Do not copy the pictures; transcribe all other material exactly.

== MATERIAL ==

################

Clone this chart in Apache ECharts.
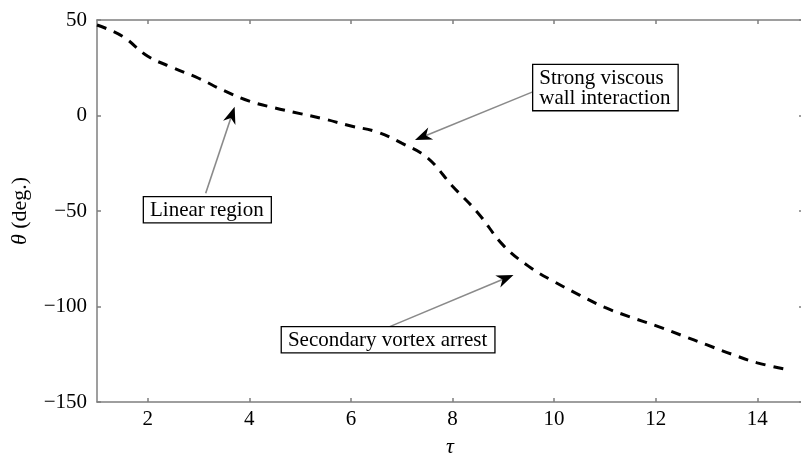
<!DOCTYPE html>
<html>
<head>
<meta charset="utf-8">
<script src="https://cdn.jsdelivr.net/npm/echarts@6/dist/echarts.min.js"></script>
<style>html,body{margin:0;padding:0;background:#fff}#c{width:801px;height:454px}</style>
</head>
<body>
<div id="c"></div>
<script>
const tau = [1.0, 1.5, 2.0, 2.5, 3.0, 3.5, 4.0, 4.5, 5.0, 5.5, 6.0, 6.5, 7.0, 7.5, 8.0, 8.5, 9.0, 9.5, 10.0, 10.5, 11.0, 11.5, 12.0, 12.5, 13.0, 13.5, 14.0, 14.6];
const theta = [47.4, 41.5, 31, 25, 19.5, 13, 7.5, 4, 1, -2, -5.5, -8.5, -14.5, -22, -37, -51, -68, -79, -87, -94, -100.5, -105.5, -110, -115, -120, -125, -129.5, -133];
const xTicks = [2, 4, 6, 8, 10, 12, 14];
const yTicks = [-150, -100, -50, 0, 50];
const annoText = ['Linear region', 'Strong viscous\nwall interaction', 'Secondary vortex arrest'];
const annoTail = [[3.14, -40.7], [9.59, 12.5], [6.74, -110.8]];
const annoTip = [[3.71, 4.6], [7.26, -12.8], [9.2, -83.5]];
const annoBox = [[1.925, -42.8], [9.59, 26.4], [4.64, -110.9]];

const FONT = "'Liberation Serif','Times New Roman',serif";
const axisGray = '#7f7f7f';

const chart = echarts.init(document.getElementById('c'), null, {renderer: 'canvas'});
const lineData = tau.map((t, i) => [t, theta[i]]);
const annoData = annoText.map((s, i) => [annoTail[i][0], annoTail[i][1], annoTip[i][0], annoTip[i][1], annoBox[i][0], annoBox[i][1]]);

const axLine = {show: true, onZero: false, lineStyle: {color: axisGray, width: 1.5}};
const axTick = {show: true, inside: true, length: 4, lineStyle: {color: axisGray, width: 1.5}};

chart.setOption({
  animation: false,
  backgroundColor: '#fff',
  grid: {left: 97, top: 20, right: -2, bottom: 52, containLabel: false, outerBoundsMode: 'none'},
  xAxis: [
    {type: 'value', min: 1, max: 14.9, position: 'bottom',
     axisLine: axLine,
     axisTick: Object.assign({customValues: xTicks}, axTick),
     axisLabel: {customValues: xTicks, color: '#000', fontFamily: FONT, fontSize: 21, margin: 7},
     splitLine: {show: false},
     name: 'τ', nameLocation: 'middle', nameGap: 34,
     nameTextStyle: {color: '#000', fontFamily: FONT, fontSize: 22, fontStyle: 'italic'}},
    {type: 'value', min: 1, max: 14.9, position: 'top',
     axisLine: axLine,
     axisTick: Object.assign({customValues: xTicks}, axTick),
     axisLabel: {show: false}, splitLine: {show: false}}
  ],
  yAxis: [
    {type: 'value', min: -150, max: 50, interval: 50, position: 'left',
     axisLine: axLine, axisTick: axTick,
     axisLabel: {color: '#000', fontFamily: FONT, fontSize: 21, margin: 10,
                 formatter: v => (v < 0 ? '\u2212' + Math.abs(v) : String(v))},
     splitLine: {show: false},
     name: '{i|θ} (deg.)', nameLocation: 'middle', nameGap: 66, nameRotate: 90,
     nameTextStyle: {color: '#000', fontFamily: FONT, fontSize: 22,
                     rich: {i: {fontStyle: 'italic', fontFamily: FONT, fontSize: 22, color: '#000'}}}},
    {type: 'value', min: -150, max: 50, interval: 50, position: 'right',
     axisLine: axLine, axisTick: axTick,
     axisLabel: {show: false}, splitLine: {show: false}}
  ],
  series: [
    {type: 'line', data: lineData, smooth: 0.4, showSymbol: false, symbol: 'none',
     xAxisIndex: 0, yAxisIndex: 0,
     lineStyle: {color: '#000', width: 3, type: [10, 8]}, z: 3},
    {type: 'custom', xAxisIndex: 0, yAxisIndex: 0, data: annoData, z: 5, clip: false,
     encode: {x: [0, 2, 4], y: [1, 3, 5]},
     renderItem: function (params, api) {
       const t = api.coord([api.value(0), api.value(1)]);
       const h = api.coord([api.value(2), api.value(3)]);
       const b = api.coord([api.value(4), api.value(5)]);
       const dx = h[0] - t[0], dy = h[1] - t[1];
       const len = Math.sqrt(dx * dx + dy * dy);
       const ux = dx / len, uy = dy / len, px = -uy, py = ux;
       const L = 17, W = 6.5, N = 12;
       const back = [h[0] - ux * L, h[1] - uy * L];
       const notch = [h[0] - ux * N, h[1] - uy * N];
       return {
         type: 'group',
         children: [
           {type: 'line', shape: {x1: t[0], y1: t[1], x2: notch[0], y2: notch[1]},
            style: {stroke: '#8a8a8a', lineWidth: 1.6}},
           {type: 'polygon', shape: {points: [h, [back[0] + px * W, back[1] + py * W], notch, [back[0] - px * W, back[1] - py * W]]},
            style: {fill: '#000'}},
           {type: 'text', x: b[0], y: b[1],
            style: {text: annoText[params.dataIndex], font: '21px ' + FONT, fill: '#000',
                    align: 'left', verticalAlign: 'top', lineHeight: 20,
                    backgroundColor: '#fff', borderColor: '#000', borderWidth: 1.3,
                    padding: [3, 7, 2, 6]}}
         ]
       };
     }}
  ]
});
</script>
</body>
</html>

################

== EXERCISE OUTPUT ==
Clone this chart in Apache ECharts.
<!DOCTYPE html>
<html>
<head>
<meta charset="utf-8">
<script src="https://cdn.jsdelivr.net/npm/echarts@6/dist/echarts.min.js"></script>
<style>html,body{margin:0;padding:0;background:#fff}#c{width:801px;height:454px}</style>
</head>
<body>
<div id="c"></div>
<script>
const tau = [1.0, 1.5, 2.0, 2.5, 3.0, 3.5, 4.0, 4.5, 5.0, 5.5, 6.0, 6.5, 7.0, 7.5, 8.0, 8.5, 9.0, 9.5, 10.0, 10.5, 11.0, 11.5, 12.0, 12.5, 13.0, 13.5, 14.0, 14.6];
const theta = [47.4, 41.5, 31, 25, 19.5, 13, 7.5, 4, 1, -2, -5.5, -8.5, -14.5, -22, -37, -51, -68, -79, -87, -94, -100.5, -105.5, -110, -115, -120, -125, -129.5, -133];
const xTicks = [2, 4, 6, 8, 10, 12, 14];
const yTicks = [-150, -100, -50, 0, 50];
const annoText = ['Linear region', 'Strong viscous\nwall interaction', 'Secondary vortex arrest'];
const annoTail = [[3.14, -40.7], [9.59, 12.5], [6.74, -110.8]];
const annoTip = [[3.71, 4.6], [7.26, -12.8], [9.2, -83.5]];
const annoBox = [[1.925, -42.8], [9.59, 26.4], [4.64, -110.9]];

const FONT = "'Liberation Serif','Times New Roman',serif";
const axisGray = '#7f7f7f';

const chart = echarts.init(document.getElementById('c'), null, {renderer: 'canvas'});
const lineData = tau.map((t, i) => [t, theta[i]]);
const annoData = annoText.map((s, i) => [annoTail[i][0], annoTail[i][1], annoTip[i][0], annoTip[i][1], annoBox[i][0], annoBox[i][1]]);

const axLine = {show: true, onZero: false, lineStyle: {color: axisGray, width: 1.5}};
const axTick = {show: true, inside: true, length: 4, lineStyle: {color: axisGray, width: 1.5}};

chart.setOption({
  animation: false,
  backgroundColor: '#fff',
  grid: {left: 97, top: 20, right: -2, bottom: 52, containLabel: false, outerBoundsMode: 'none'},
  xAxis: [
    {type: 'value', min: 1, max: 14.9, position: 'bottom',
     axisLine: axLine,
     axisTick: Object.assign({customValues: xTicks}, axTick),
     axisLabel: {customValues: xTicks, color: '#000', fontFamily: FONT, fontSize: 21, margin: 7},
     splitLine: {show: false},
     name: 'τ', nameLocation: 'middle', nameGap: 34,
     nameTextStyle: {color: '#000', fontFamily: FONT, fontSize: 22, fontStyle: 'italic'}},
    {type: 'value', min: 1, max: 14.9, position: 'top',
     axisLine: axLine,
     axisTick: Object.assign({customValues: xTicks}, axTick),
     axisLabel: {show: false}, splitLine: {show: false}}
  ],
  yAxis: [
    {type: 'value', min: -150, max: 50, interval: 50, position: 'left',
     axisLine: axLine, axisTick: axTick,
     axisLabel: {color: '#000', fontFamily: FONT, fontSize: 21, margin: 10,
                 formatter: v => (v < 0 ? '\u2212' + Math.abs(v) : String(v))},
     splitLine: {show: false},
     name: '{i|θ} (deg.)', nameLocation: 'middle', nameGap: 66, nameRotate: 90,
     nameTextStyle: {color: '#000', fontFamily: FONT, fontSize: 22,
                     rich: {i: {fontStyle: 'italic', fontFamily: FONT, fontSize: 22, color: '#000'}}}},
    {type: 'value', min: -150, max: 50, interval: 50, position: 'right',
     axisLine: axLine, axisTick: axTick,
     axisLabel: {show: false}, splitLine: {show: false}}
  ],
  series: [
    {type: 'line', data: lineData, smooth: 0.4, showSymbol: false, symbol: 'none',
     xAxisIndex: 0, yAxisIndex: 0,
     lineStyle: {color: '#000', width: 3, type: [10, 8]}, z: 3},
    {type: 'custom', xAxisIndex: 0, yAxisIndex: 0, data: annoData, z: 5, clip: false,
     encode: {x: [0, 2, 4], y: [1, 3, 5]},
     renderItem: function (params, api) {
       const t = api.coord([api.value(0), api.value(1)]);
       const h = api.coord([api.value(2), api.value(3)]);
       const b = api.coord([api.value(4), api.value(5)]);
       const dx = h[0] - t[0], dy = h[1] - t[1];
       const len = Math.sqrt(dx * dx + dy * dy);
       const ux = dx / len, uy = dy / len, px = -uy, py = ux;
       const L = 17, W = 6.5, N = 12;
       const back = [h[0] - ux * L, h[1] - uy * L];
       const notch = [h[0] - ux * N, h[1] - uy * N];
       return {
         type: 'group',
         children: [
           {type: 'line', shape: {x1: t[0], y1: t[1], x2: notch[0], y2: notch[1]},
            style: {stroke: '#8a8a8a', lineWidth: 1.6}},
           {type: 'polygon', shape: {points: [h, [back[0] + px * W, back[1] + py * W], notch, [back[0] - px * W, back[1] - py * W]]},
            style: {fill: '#000'}},
           {type: 'text', x: b[0], y: b[1],
            style: {text: annoText[params.dataIndex], font: '21px ' + FONT, fill: '#000',
                    align: 'left', verticalAlign: 'top', lineHeight: 20,
                    backgroundColor: '#fff', borderColor: '#000', borderWidth: 1.3,
                    padding: [3, 7, 2, 6]}}
         ]
       };
     }}
  ]
});
</script>
</body>
</html>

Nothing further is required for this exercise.